That pleasure which is at
once the most intense, the most elevating, and the most pure is, I
believe, found in the contemplation of the beautiful. When, indeed,
men speak of Beauty, they mean, precisely, not a quality, as is
supposed, but an effect- they refer, in short, just to that intense
and pure elevation of soul- not of intellect, or of heart- upon
which I have commented, and which is experienced in consequence of
contemplating the "beautiful." Now I designate Beauty as the
province of the poem, merely because it is an obvious rule of Art that
effects should be made to spring from direct causes- that objects
should be attained through means best adapted for their attainment- no
one as yet having been weak enough to deny that the peculiar elevation
alluded to is most readily attained in the poem. Now the object Truth,
or the satisfaction of the intellect, and the object Passion, or the
excitement of the heart, are, although attainable to a certain
extent in poetry, far more readily attainable in prose. Truth, in
fact, demands a precision, and Passion, a homeliness (the truly
passionate will comprehend me), which are absolutely antagonistic to
that Beauty which, I maintain, is the excitement or pleasurable
elevation of the soul.
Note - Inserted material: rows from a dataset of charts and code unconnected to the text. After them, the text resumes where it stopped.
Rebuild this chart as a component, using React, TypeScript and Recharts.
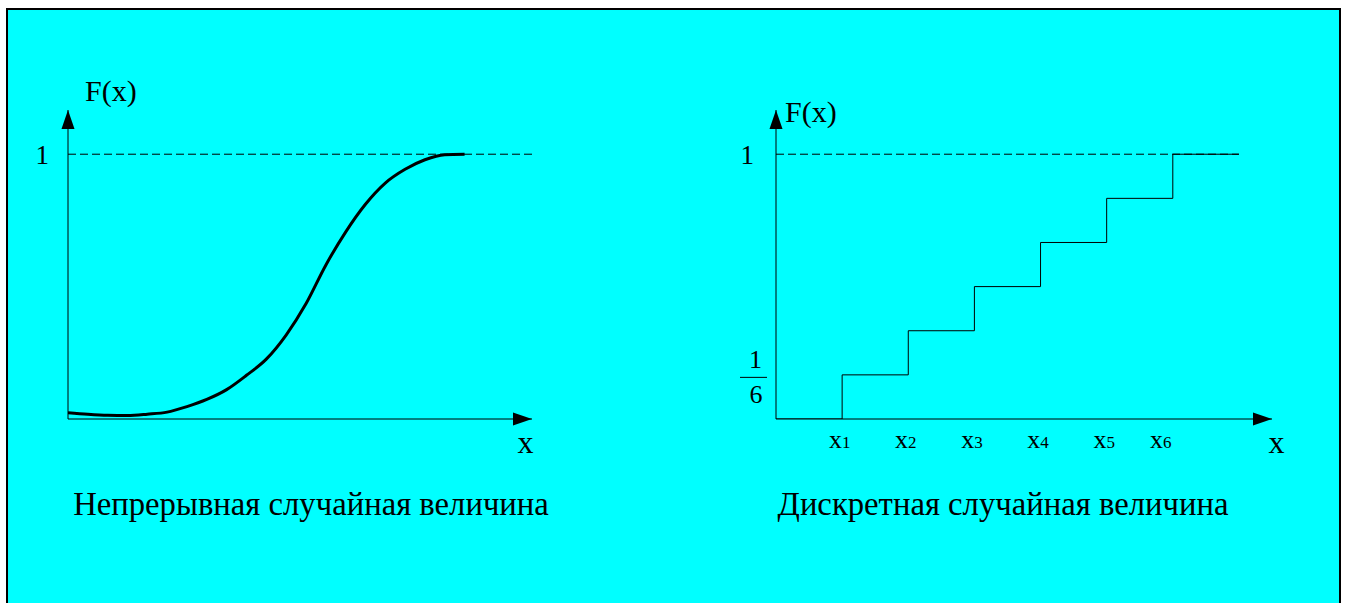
import React from 'react';
import { LineChart, Line, XAxis, YAxis, ReferenceLine, ReferenceDot } from 'recharts';

const FONT = "'Liberation Serif', 'Times New Roman', serif";

// непрерывная функция распределения
const contX = [0, 0.5, 1, 1.5, 2, 2.5, 3, 3.5, 4, 4.5, 5, 5.5, 6, 6.5, 7, 7.5, 8, 8.5, 9, 9.5, 10];
const contF = [0.024, 0.018, 0.014, 0.013, 0.018, 0.026, 0.047, 0.074, 0.111, 0.165, 0.226, 0.317, 0.435, 0.581, 0.706, 0.811, 0.891, 0.943, 0.979, 0.998, 1.0];

// дискретная: шесть значений по 1/6
const stepX = [0, 1, 2, 3, 4, 5, 6, 7];
const stepF = [0, 1 / 6, 2 / 6, 3 / 6, 4 / 6, 5 / 6, 1, 1];
const stepTicks = [1, 2, 3, 4, 5, 6];

const titles = ['Непрерывная случайная величина', 'Дискретная случайная величина'];
const yName = 'F(x)';
const xName = 'x';

const Y_TOP = 1.167;

const contData = contX.map((x, i) => ({ x, f: contF[i] }));
const stepData = stepX.map((x, i) => ({ x, f: stepF[i] }));

const arrowRight = (p: any) => (
  <polygon points={`${p.cx - 19},${p.cy - 6.5} ${p.cx},${p.cy} ${p.cx - 19},${p.cy + 6.5}`} fill="#000" />
);
const arrowUp = (p: any) => (
  <polygon points={`${p.cx - 6.5},${p.cy + 19} ${p.cx},${p.cy} ${p.cx + 6.5},${p.cy + 19}`} fill="#000" />
);

const yLabel = (dx: number, dy: number) => (props: any) => {
  const vb = props.viewBox;
  return (
    <text x={vb.x + vb.width + dx} y={vb.y + dy} fontSize={30} fontFamily={FONT} fill="#000">
      {yName}
    </text>
  );
};

const xLabel = (xdx: number, capDx: number, title: string) => (props: any) => {
  const vb = props.viewBox;
  return (
    <g fontFamily={FONT} fill="#000">
      <text x={vb.x + vb.width + xdx} y={vb.y + 34} fontSize={32} textAnchor="middle">
        {xName}
      </text>
      <text x={vb.x + capDx} y={vb.y + 96} fontSize={32.7} textAnchor="middle">
        {title}
      </text>
    </g>
  );
};

const OneTick = (dx: number) => (props: any) => (
  <text x={props.x + dx} y={props.y + 10} fontSize={27} fontFamily={FONT} textAnchor="end" fill="#000">
    1
  </text>
);

const StepYTick = (props: any) => {
  const { x, y, payload } = props;
  if (payload.value > 0.5) {
    return (
      <text x={x - 22} y={y + 10} fontSize={27} fontFamily={FONT} textAnchor="end" fill="#000">
        1
      </text>
    );
  }
  return (
    <g fontFamily={FONT} fontSize={26} fill="#000">
      <text x={x - 20.5} y={y - 7} textAnchor="middle">1</text>
      <line x1={x - 36} x2={x - 9} y1={y + 2.5} y2={y + 2.5} stroke="#000" strokeWidth={1} />
      <text x={x - 20} y={y + 28} textAnchor="middle">6</text>
    </g>
  );
};

const StepXTick = (props: any) => {
  const { x, y, payload } = props;
  const nudge = payload.value === 6 ? -12 : -2.5;
  return (
    <text x={x + nudge} y={y + 29} textAnchor="middle" fontFamily={FONT} fill="#000">
      <tspan fontSize={26}>x</tspan>
      <tspan fontSize={17}>{payload.value}</tspan>
    </text>
  );
};

export default function App() {
  return (
    <div style={{ position: 'absolute', left: 0, top: 0, width: 1348, height: 603, overflow: 'hidden', background: '#fff' }}>
      <div
        style={{
          position: 'absolute', left: 6, top: 8, width: 1335, height: 660,
          border: '2px solid #000', boxSizing: 'border-box', background: '#00ffff',
        }}
      />
      <div style={{ position: 'absolute', left: 0, top: 0 }}>
        <LineChart width={680} height={603} data={contData} margin={{ top: 110, right: 148, bottom: 144, left: 28 }}>
          <XAxis
            dataKey="x" type="number" domain={[0, 11.7]} allowDataOverflow height={40}
            axisLine={{ stroke: '#000' }} tick={false} tickLine={false} tickSize={0}
            label={xLabel(-6.5, 243, titles[0])}
          />
          <YAxis
            type="number" domain={[0, Y_TOP]} allowDataOverflow width={40} ticks={[1]} interval={0}
            axisLine={{ stroke: '#000' }} tickLine={false} tickSize={0} tickMargin={0}
            tick={OneTick(-19)} label={yLabel(17, -9.5)}
          />
          <ReferenceLine y={1} stroke="#000" strokeDasharray="8 4" />
          <Line dataKey="f" type="monotone" stroke="#000" strokeWidth={3} dot={false} isAnimationActive={false} />
          <ReferenceDot x={11.7} y={0} r={1} shape={arrowRight} />
          <ReferenceDot x={0} y={Y_TOP} r={1} shape={arrowUp} />
        </LineChart>
      </div>
      <div style={{ position: 'absolute', left: 680, top: 0 }}>
        <LineChart width={668} height={603} data={stepData} margin={{ top: 110, right: 76, bottom: 144, left: 56 }}>
          <XAxis
            dataKey="x" type="number" domain={[0, 7.5]} allowDataOverflow height={40}
            axisLine={{ stroke: '#000' }} ticks={stepTicks} interval={0} tickLine={false}
            tickSize={0} tickMargin={0} tick={StepXTick}
            label={xLabel(4.5, 227, titles[1])}
          />
          <YAxis
            type="number" domain={[0, Y_TOP]} allowDataOverflow width={40} ticks={[1 / 6, 1]} interval={0}
            axisLine={{ stroke: '#000' }} tickLine={false} tickSize={0} tickMargin={0}
            tick={StepYTick} label={yLabel(9, 12)}
          />
          <ReferenceLine segment={[{ x: 0, y: 1 }, { x: 7, y: 1 }]} stroke="#000" strokeDasharray="8 4" />
          <Line dataKey="f" type="stepAfter" stroke="#000" strokeWidth={1} dot={false} isAnimationActive={false} />
          <ReferenceDot x={7.5} y={0} r={1} shape={arrowRight} />
          <ReferenceDot x={0} y={Y_TOP} r={1} shape={arrowUp} />
        </LineChart>
      </div>
    </div>
  );
}
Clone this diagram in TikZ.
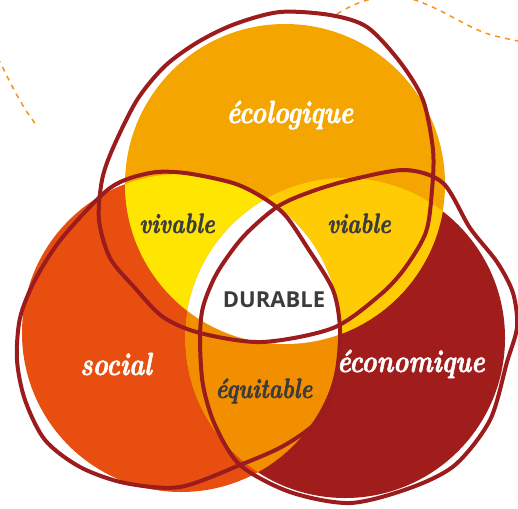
\documentclass[tikz,border=0pt]{standalone}
\usepackage{fontspec}
\usetikzlibrary{decorations.pathmorphing}
\newfontfamily\scriptlm{lmroman10-bolditalic.otf}[FakeStretch=0.8, FakeBold=1.6]
\newfontfamily\durfont{Open Sans}
\definecolor{ecol}{HTML}{F5A500}
\definecolor{soc}{HTML}{E84E0F}
\definecolor{eco}{HTML}{A01D1C}
\definecolor{vivc}{HTML}{FFE600}
\definecolor{viac}{HTML}{FFCB05}
\definecolor{equc}{HTML}{F18F00}
\definecolor{sk}{HTML}{9C1C1D}
\definecolor{dark}{HTML}{3C3C3B}
\definecolor{dashc}{HTML}{F7941D}
\tikzset{
  sketch/.style={draw=sk, line width=4pt, line join=round},
  skin/.style={draw=sk, line width=2pt, line join=round},
  fuzz/.style={draw=sk, line width=0.8pt, line join=round, decorate,
    decoration={random steps, segment length=1.5pt, amplitude=1.2pt}},
  wlab/.style={anchor=base, inner sep=0pt, text=white, font=\scriptlm\fontsize{32}{32}\selectfont},
  dlab/.style={anchor=base, inner sep=0pt, text=dark, font=\scriptlm\fontsize{28}{28}\selectfont},
  durlab/.style={anchor=center, inner sep=0pt, text=dark, font=\durfont\bfseries\fontsize{22}{22}\selectfont},
  wave/.style={draw=dashc, line width=1.5pt, dash pattern=on 5pt off 5pt}
}
\begin{document}
\begin{tikzpicture}[x=1pt, y=-1pt]
\pgfmathsetseed{7}
\useasboundingbox (0,0) rectangle (518,508);
% dashed waves
\draw[wave] (337,14) .. controls (362,-2) and (390,-8) .. (415,0) .. controls (445,10) and (470,30) .. (495,36) .. controls (505,38) and (515,41) .. (525,42);
\draw[wave] (-2,58) .. controls (10,82) and (22,108) .. (38,127);
% filled circles
\fill[soc] (181,333) circle[radius=159];
\fill[eco] (345,338) circle[radius=160];
\fill[ecol] (285,184) circle[radius=160];
\begin{scope}
  \clip (285,184) circle[radius=160];
  \fill[vivc] (181,333) circle[radius=159];
  \fill[viac] (345,338) circle[radius=160];
\end{scope}
\begin{scope}
  \clip (181,333) circle[radius=159];
  \fill[equc] (345,338) circle[radius=160];
\end{scope}
\begin{scope}
  \clip (285,184) circle[radius=160];
  \clip (181,333) circle[radius=159];
  \fill[white] (345,338) circle[radius=160];
\end{scope}
% sketched circles
\def\topsk{(280,12) (330,15) (367,27) (400,62) (423,100) (433,150) (432,190) (426,232) (405,268) (380,295) (333,328) (262,342) (200,333) (163,317) (135,288) (110,258) (99,220) (102,180) (113,148) (137,100) (165,66) (198,42) (235,24)}
\def\leftsk{(110,188) (150,173) (185,173) (233,183) (262,197) (285,215) (307,247) (333,290) (340,330) (336,375) (320,418) (285,445) (240,465) (180,487) (125,483) (80,467) (45,440) (25,400) (17,360) (20,318) (35,280) (62,238)}
\def\rightsk{(277,207) (310,192) (350,180) (405,170) (443,183) (470,228) (497,262) (513,293) (517,327) (507,362) (490,420) (455,465) (410,488) (350,503) (290,492) (240,465) (215,425) (203,385) (200,340) (203,307) (217,273) (243,237)}
\foreach \sk in {\topsk,\leftsk,\rightsk}{
  \draw[sketch] plot[smooth cycle] coordinates {\sk};
  \draw[skin] plot[smooth cycle] coordinates {\sk};
  \draw[fuzz] plot[smooth cycle] coordinates {\sk};
}
% labels
\node[wlab] (ecolab) at (290,123) {écologique};
\node[wlab] (soclab) at (116,375) {social};
\node[wlab] (ecolab2) at (411,372) {économique};
\node[dlab] (vivlab) at (177,233) {vivable};
\node[dlab] (vialab) at (359,233) {viable};
\node[dlab] (equlab) at (264,398) {équitable};
\node[durlab] (durlab) at (274,300) {DURABLE};
\end{tikzpicture}
\end{document}
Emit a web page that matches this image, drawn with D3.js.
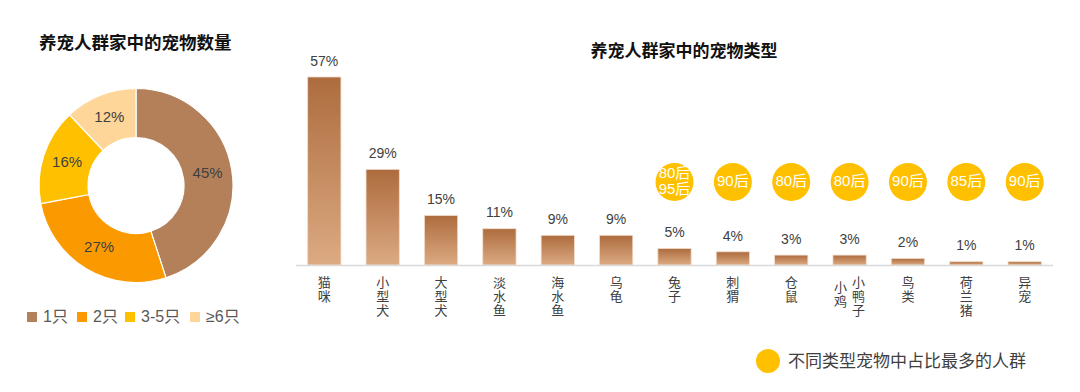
<!DOCTYPE html>
<html><head><meta charset="utf-8">
<script src="https://cdn.jsdelivr.net/npm/d3@7/dist/d3.min.js"></script>
<style>
body{margin:0;background:#fff;}
svg{display:block;font-family:"Liberation Sans","Noto Sans CJK SC",sans-serif;}
</style></head>
<body><svg id="c" width="1080" height="392"></svg>
<script>
// Donut data
const countLabels = ["1只", "2只", "3-5只", "≥6只"];
const countValues = [45, 27, 16, 12];
const countColors = ["#B3805A", "#FB9A00", "#FFC000", "#FFD699"];

// Bar data
const petTypes = ["猫咪", "小型犬", "大型犬", "淡水鱼", "海水鱼", "乌龟", "兔子", "刺猬", "仓鼠", "小鸡/小鸭子", "鸟类", "荷兰猪", "异宠"];
const petValues = [57, 29, 15, 11, 9, 9, 5, 4, 3, 3, 2, 1, 1];
const topGroup = ["", "", "", "", "", "", "80后/95后", "90后", "80后", "80后", "90后", "85后", "90后"];

const svg = d3.select("#c");
const textColor = "#404040";
const cjk = "'Noto Sans CJK SC',sans-serif";

// ---------- Donut ----------
svg.append("text").attr("x", 39).attr("y", 44).attr("dominant-baseline", "middle")
  .attr("font-size", 17.5).attr("font-weight", "bold").attr("fill", "#111").attr("font-family", cjk)
  .text("养宠人群家中的宠物数量");

const pie = d3.pie().sort(null).value(d => d)(countValues);
const arc = d3.arc().innerRadius(48).outerRadius(97);
const g = svg.append("g").attr("transform", "translate(136,185.5)");
g.selectAll("path").data(pie).join("path")
  .attr("d", arc).attr("fill", (d, i) => countColors[i])
  .attr("stroke", "#fff").attr("stroke-width", 1.2);
g.selectAll("text").data(pie).join("text")
  .attr("transform", d => `translate(${arc.centroid(d)})`)
  .attr("text-anchor", "middle").attr("dominant-baseline", "middle")
  .attr("font-size", 15).attr("fill", textColor)
  .text(d => d.data + "%");

// legend
const legX = [27, 77, 125, 190];
const lg = svg.append("g");
countLabels.forEach((l, i) => {
  lg.append("rect").attr("x", legX[i]).attr("y", 312).attr("width", 10).attr("height", 10).attr("fill", countColors[i]);
  lg.append("text").attr("x", legX[i] + 16).attr("y", 318).attr("dominant-baseline", "middle")
    .attr("font-size", 16).attr("fill", "#595959").text(l);
});

// ---------- Bars ----------
svg.append("text").attr("x", 684).attr("y", 52).attr("text-anchor", "middle").attr("dominant-baseline", "middle")
  .attr("font-size", 17).attr("font-weight", "bold").attr("fill", "#111").attr("font-family", cjk)
  .text("养宠人群家中的宠物类型");

const x = d3.scaleBand().domain(petTypes).range([296, 1053]).paddingInner(0.43).paddingOuter(0.2);
const y = d3.scaleLinear().domain([0, 57]).range([265, 77]);

const defs = svg.append("defs");
const grad = defs.append("linearGradient").attr("id", "bg").attr("x1", 0).attr("y1", 0).attr("x2", 0).attr("y2", 1);
grad.append("stop").attr("offset", "0%").attr("stop-color", "#AD6C3E");
grad.append("stop").attr("offset", "100%").attr("stop-color", "#DCAA82");

svg.append("g").selectAll("rect").data(petTypes).join("rect")
  .attr("x", d => x(d)).attr("width", x.bandwidth())
  .attr("y", (d, i) => y(petValues[i])).attr("height", (d, i) => y(0) - y(petValues[i]))
  .attr("fill", "url(#bg)").attr("stroke", "#F1DCCB").attr("stroke-width", 0.8);

// axis line
svg.append("line").attr("x1", 296).attr("x2", 1053).attr("y1", 265.5).attr("y2", 265.5)
  .attr("stroke", "#D9D9D9").attr("stroke-width", 1.5);

// value labels
svg.append("g").selectAll("text").data(petTypes).join("text")
  .attr("x", d => x(d) + x.bandwidth() / 2).attr("y", (d, i) => y(petValues[i]) - 15)
  .attr("text-anchor", "middle").attr("dominant-baseline", "middle")
  .attr("font-size", 14).attr("fill", textColor)
  .text((d, i) => petValues[i] + "%");

// category labels (vertical)
const cg = svg.append("g").attr("font-family", cjk);
function vtext(cx, y0, str) {
  cg.append("text").attr("x", cx).attr("y", y0)
    .style("writing-mode", "vertical-rl").style("text-orientation", "upright")
    .attr("letter-spacing", 1)
    .attr("font-size", 13).attr("fill", textColor).text(str);
}
petTypes.forEach(c => {
  const cx = x(c) + x.bandwidth() / 2;
  const parts = c.split("/");
  if (parts.length === 1) {
    vtext(cx, 276, c);
  } else {
    vtext(cx - 9, 281, parts[0]);
    vtext(cx + 9, 276, parts[1]);
  }
});

// group bubbles
const bg2 = svg.append("g");
petTypes.forEach((c, i) => {
  if (!topGroup[i]) return;
  const cx = x(c) + x.bandwidth() / 2;
  bg2.append("circle").attr("cx", cx).attr("cy", 182).attr("r", 19).attr("fill", "#FFC000");
  const lines = topGroup[i].split("/");
  lines.forEach((t, j) => {
    bg2.append("text").attr("x", cx).attr("y", 182 + (j - (lines.length - 1) / 2) * 16)
      .attr("text-anchor", "middle").attr("dominant-baseline", "middle")
      .attr("font-size", 15).attr("fill", "#fff").text(t);
  });
});

// bottom-right legend
svg.append("circle").attr("cx", 768).attr("cy", 361).attr("r", 12).attr("fill", "#FFC000");
svg.append("text").attr("x", 788).attr("y", 362).attr("dominant-baseline", "middle")
  .attr("font-size", 17).attr("fill", textColor).attr("font-family", cjk).text("不同类型宠物中占比最多的人群");
</script></body></html>
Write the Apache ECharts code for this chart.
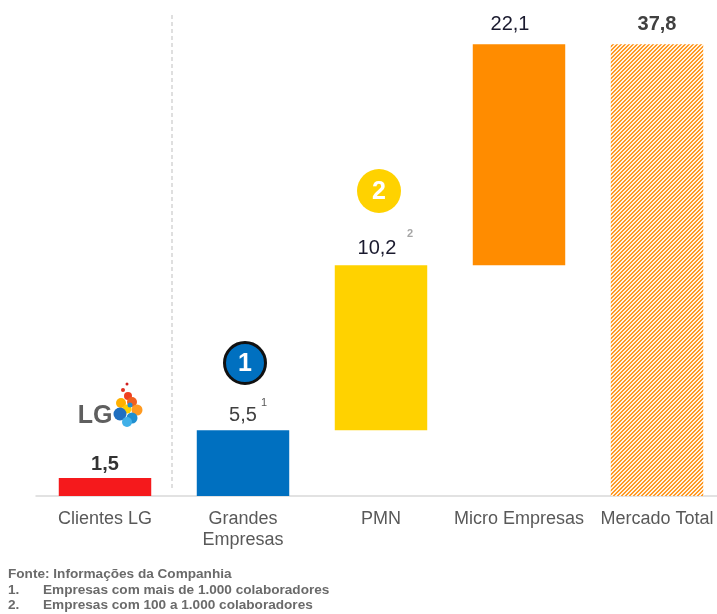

It by no means follows, from anything here
said, that passion, or even truth, may not be introduced, and even
profitably introduced, into a poem for they may serve in
elucidation, or aid the general effect, as do discords in music, by
contrast- but the true artist will always contrive, first, to tone
them into proper subservience to the predominant aim, and, secondly,
to enveil them, as far as possible, in that Beauty which is the
atmosphere and the essence of the poem.